↓

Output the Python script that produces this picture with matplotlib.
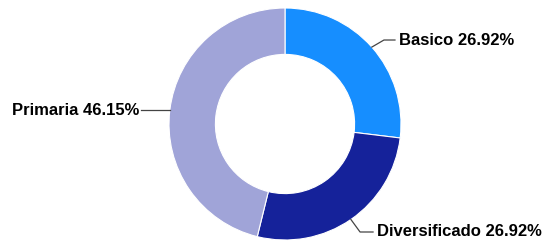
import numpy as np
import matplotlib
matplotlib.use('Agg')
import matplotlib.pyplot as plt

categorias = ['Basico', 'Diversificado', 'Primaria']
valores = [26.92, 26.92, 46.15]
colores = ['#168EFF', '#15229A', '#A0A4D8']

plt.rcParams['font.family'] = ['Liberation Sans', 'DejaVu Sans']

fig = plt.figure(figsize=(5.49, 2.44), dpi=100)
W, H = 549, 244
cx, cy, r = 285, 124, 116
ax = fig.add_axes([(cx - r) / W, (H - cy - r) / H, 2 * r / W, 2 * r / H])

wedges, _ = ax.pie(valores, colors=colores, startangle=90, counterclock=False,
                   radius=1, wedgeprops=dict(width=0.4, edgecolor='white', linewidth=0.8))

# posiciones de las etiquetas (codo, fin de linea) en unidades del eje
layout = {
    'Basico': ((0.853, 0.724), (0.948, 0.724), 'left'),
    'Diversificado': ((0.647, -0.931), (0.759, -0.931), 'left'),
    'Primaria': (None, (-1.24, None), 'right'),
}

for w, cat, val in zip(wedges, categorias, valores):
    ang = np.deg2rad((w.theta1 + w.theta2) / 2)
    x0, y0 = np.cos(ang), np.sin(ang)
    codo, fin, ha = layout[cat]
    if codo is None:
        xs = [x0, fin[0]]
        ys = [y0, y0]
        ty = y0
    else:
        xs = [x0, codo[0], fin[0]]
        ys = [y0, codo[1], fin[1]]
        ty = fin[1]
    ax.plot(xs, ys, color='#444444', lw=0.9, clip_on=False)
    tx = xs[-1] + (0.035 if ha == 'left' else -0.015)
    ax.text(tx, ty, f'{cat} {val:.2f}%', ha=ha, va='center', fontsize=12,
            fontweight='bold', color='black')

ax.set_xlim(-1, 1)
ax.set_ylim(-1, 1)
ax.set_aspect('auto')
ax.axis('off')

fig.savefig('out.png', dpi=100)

↑

**WRITTEN INSTRUCTION**: Gather and return every line that holds the string "matplotlib".

**RESPONSE**:
Output the Python script that produces this picture with matplotlib.
import matplotlib
matplotlib.use('Agg')
import matplotlib.pyplot as plt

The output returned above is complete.